William Butler Yeats

yeatsWilliam Butler Yeats was born in Sandymount, County Dublin in 1865. His father was a well-known portrait painter; subsequently, many of the Yeats' children pursued careers in the arts. At the age of nineteen, Yeats enrolled in the Metropolitan School of Art in Dublin where he was able to publish some of his poetry in the Dublin University Review. During his twenties the family moved to London, where Yeats met many other artists and writers, including George Bernard Shaw and Oscar Wilde. In 1889 he published his first volume of poetry, The Wanderings of Oisin and Other Poems, which was swiftly followed by more publications of poetry and non-fiction, including several anthologies of Irish folk tales.

Yeats developed an interest in mysticism and visionary traditions as well as in Irish folklore, and both interests would continue to be sources of poetic imagery.
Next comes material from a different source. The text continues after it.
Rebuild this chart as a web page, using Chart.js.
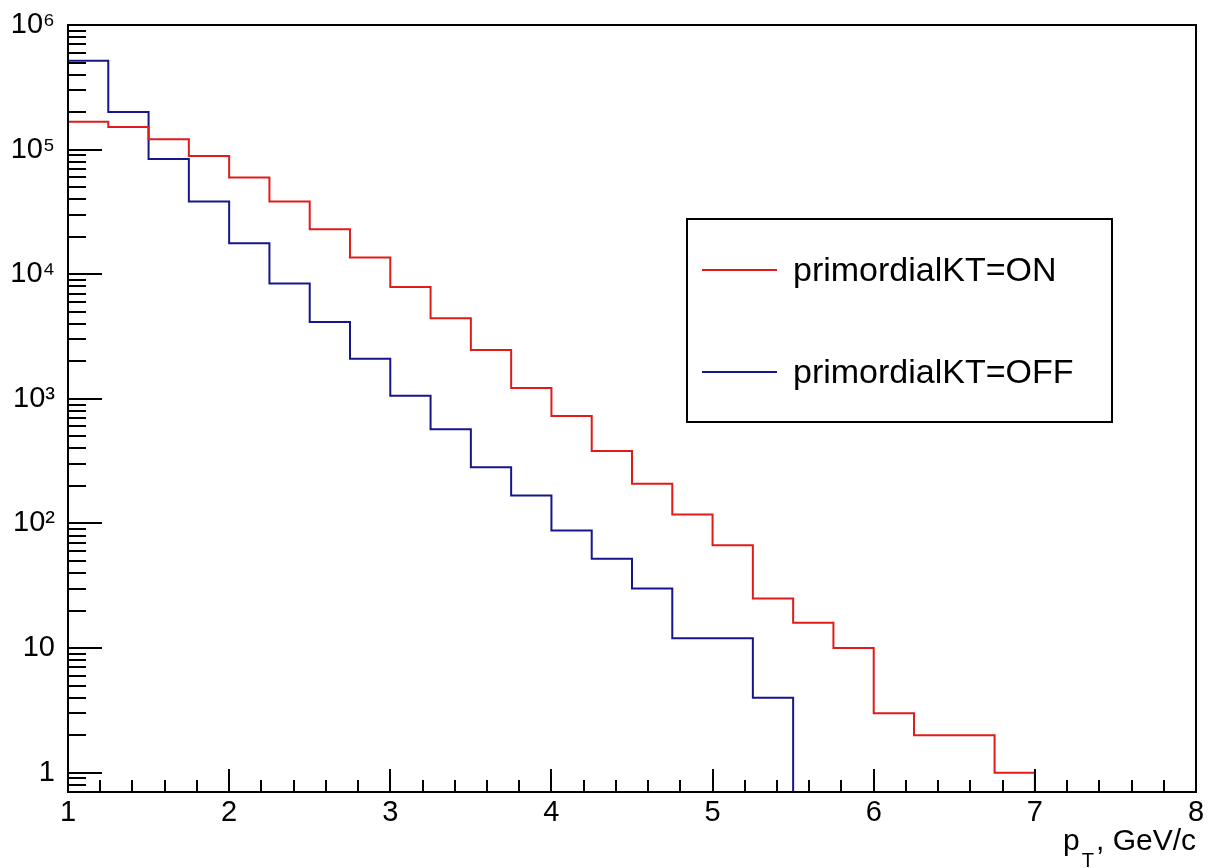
<!DOCTYPE html>
<html>
<head>
<meta charset="utf-8">
<title>pT spectrum, primordialKT on/off</title>
<script src="https://cdn.jsdelivr.net/npm/chart.js@4.4.1/dist/chart.umd.min.js"></script>
<style>
    html, body { margin: 0; padding: 0; background: #fff; }
    #wrap { width: 1218px; height: 868px; }
</style>
</head>
<body>
<div id="wrap"><canvas id="chart" width="1218" height="868"></canvas></div>
<script>
// histogram bin edges, GeV/c
const binEdges = [1, 1.25, 1.5, 1.75, 2, 2.25, 2.5, 2.75, 3, 3.25, 3.5, 3.75,
                  4, 4.25, 4.5, 4.75, 5, 5.25, 5.5, 5.75, 6, 6.25, 6.5, 6.75, 7];

// entries per bin
const countsKtOn  = [167000, 152000, 121000, 88700, 59800, 38400, 23000, 13600, 7910, 4430, 2470, 1220,
                     728, 381, 208, 118, 67, 25, 16, 10, 3, 2, 2, 1];
const countsKtOff = [517000, 200000, 83900, 38400, 17700, 8410, 4140, 2100, 1060, 569, 283, 168,
                     88, 52, 30, 12, 12, 4, 0, 0, 0, 0, 0, 0];

const seriesLabels = ['primordialKT=ON', 'primordialKT=OFF'];
const seriesColors = ['#e01b1b', '#16168a'];

const xTickValues = [1, 2, 3, 4, 5, 6, 7, 8];
const yTickValues = [1, 10, 100, 1e3, 1e4, 1e5, 1e6];
const yTickLabels = ['1', '10', '10\u00b2', '10\u00b3', '10\u2074', '10\u2075', '10\u2076'];

// y axis range (empty bins are drawn down to the floor, like ROOT does)
const yAxisMin = 0.7;
const yAxisMax = 1e6;

const FONT = "'Liberation Sans', Arial, Helvetica, sans-serif";

// step points: value holds from the low edge until the next one, then drop to the floor
function histPoints(counts) {
    let last = -1;
    counts.forEach((c, i) => { if (c > 0) last = i; });
    const pts = [];
    for (let i = 0; i <= last; i++) {
        pts.push({ x: binEdges[i], y: counts[i] });
    }
    pts.push({ x: binEdges[last + 1], y: counts[last] });
    pts.push({ x: binEdges[last + 1], y: yAxisMin });
    return pts;
}

// ROOT style frame with inner ticks
const rootFrame = {
    id: 'rootFrame',
    afterDatasetsDraw(chart) {
        const { ctx, chartArea: a, scales: { x, y } } = chart;
        ctx.save();
        ctx.strokeStyle = '#000';
        ctx.lineWidth = 2;
        ctx.strokeRect(a.left, a.top, a.right - a.left, a.bottom - a.top);

        ctx.beginPath();
        // x ticks every 0.2, major at integers
        for (let k = 0; k <= 35; k++) {
            const v = x.min + k * 0.2;
            const px = Math.round(x.getPixelForValue(v));
            const len = (k % 5 === 0) ? 23 : 12;
            ctx.moveTo(px, a.bottom);
            ctx.lineTo(px, a.bottom - len);
        }
        // y ticks, decades major
        for (let e = -1; e <= 6; e++) {
            for (let m = 1; m <= 9; m++) {
                const v = m * Math.pow(10, e);
                if (v < y.min * 0.999 || v > y.max * 1.001) continue;
                const py = Math.round(y.getPixelForValue(v));
                const len = (m === 1) ? 34 : 18;
                ctx.moveTo(a.left, py);
                ctx.lineTo(a.left + len, py);
            }
        }
        ctx.stroke();

        // axis title p_T, GeV/c (right aligned)
        ctx.fillStyle = '#000';
        ctx.textBaseline = 'alphabetic';
        ctx.textAlign = 'right';
        ctx.font = '30px ' + FONT;
        const rest = ', GeV/c';
        const baseX = a.right;
        ctx.fillText(rest, baseX, 850);
        let cur = baseX - ctx.measureText(rest).width - 2;
        ctx.font = '20px ' + FONT;
        ctx.fillText('T', cur, 867);
        cur -= ctx.measureText('T').width + 2;
        ctx.font = '30px ' + FONT;
        ctx.fillText('p', cur, 850);
        ctx.restore();
    }
};

// boxed legend like TLegend
const rootLegend = {
    id: 'rootLegend',
    afterDraw(chart) {
        const { ctx } = chart;
        const box = { left: 687, top: 219, right: 1112, bottom: 422 };
        const rowY = [270, 372];
        ctx.save();
        ctx.fillStyle = '#fff';
        ctx.fillRect(box.left, box.top, box.right - box.left, box.bottom - box.top);
        ctx.strokeStyle = '#000';
        ctx.lineWidth = 2;
        ctx.strokeRect(box.left, box.top, box.right - box.left, box.bottom - box.top);
        chart.data.datasets.forEach((ds, i) => {
            ctx.strokeStyle = ds.borderColor;
            ctx.lineWidth = 2;
            ctx.beginPath();
            ctx.moveTo(702, rowY[i]);
            ctx.lineTo(777, rowY[i]);
            ctx.stroke();
            ctx.fillStyle = '#000';
            ctx.font = '34px ' + FONT;
            ctx.textAlign = 'left';
            ctx.textBaseline = 'alphabetic';
            ctx.fillText(ds.label, 793, rowY[i] + 11);
        });
        ctx.restore();
    }
};

const ctx = document.getElementById('chart').getContext('2d');
new Chart(ctx, {
    type: 'line',
    data: {
        datasets: [
            {
                label: seriesLabels[0],
                data: histPoints(countsKtOn),
                borderColor: seriesColors[0],
                borderWidth: 2,
                pointRadius: 0,
                stepped: true,
                fill: false
            },
            {
                label: seriesLabels[1],
                data: histPoints(countsKtOff),
                borderColor: seriesColors[1],
                borderWidth: 2,
                pointRadius: 0,
                stepped: true,
                fill: false
            }
        ]
    },
    options: {
        responsive: false,
        animation: false,
        layout: { padding: { top: 25, right: 22, left: 0, bottom: 0 } },
        plugins: {
            legend: { display: false },
            tooltip: { enabled: false }
        },
        scales: {
            x: {
                type: 'linear',
                min: 1,
                max: 8,
                afterBuildTicks: s => { s.ticks = xTickValues.map(v => ({ value: v })); },
                afterFit: s => { s.height = 76; s.paddingLeft = 0; s.paddingRight = 0; },
                grid: { display: false, drawTicks: false },
                border: { display: false },
                ticks: {
                    color: '#000',
                    font: { family: FONT, size: 29 },
                    padding: 4,
                    maxRotation: 0,
                    autoSkip: false,
                    callback: v => String(v)
                }
            },
            y: {
                type: 'logarithmic',
                min: yAxisMin,
                max: yAxisMax,
                afterBuildTicks: s => { s.ticks = yTickValues.map(v => ({ value: v })); },
                afterFit: s => { s.width = 68; s.paddingTop = 0; s.paddingBottom = 0; },
                grid: { display: false, drawTicks: false },
                border: { display: false },
                ticks: {
                    color: '#000',
                    font: { family: FONT, size: 29 },
                    padding: 13,
                    autoSkip: false,
                    callback: (v, i) => yTickLabels[i]
                }
            }
        }
    },
    plugins: [rootFrame, rootLegend]
});
</script>
</body>
</html>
In 1889 he fell in love with Maud Gonne, a brilliant, beautiful Irish patriot who inspired his involvement in Irish nationalism, but who did not reciprocate his feelings. With Lady Augusta Gregory and others, he founded the theatre that became the Abbey Theatre; throughout his life he would remain one of its directors. He contributed plays to its repertoire, including The Countess Cathleen (1899), On Baile's Strand (1905), and Deirdre (1907). His poetry changed decisively in the years 1909-14: his work gained in concreteness and complexity, often dealing with political themes, though his interest in mysticism and his passion for Maud Gonne continued. With Responsibilities (1914) and The Wild Swans at Coole (1917), he began the period of his highest achievement. Some of his greatest verse appears in The Tower (1928), The Winding Stair (1929), and Last Poems (1939). The individual poems of the latter are largely held together by the system of symbolism he developed in A Vision (1925), which used astrological images to link individual psychology with the larger patterns of history. Yeats was also a member of the Irish Senate (1922-28).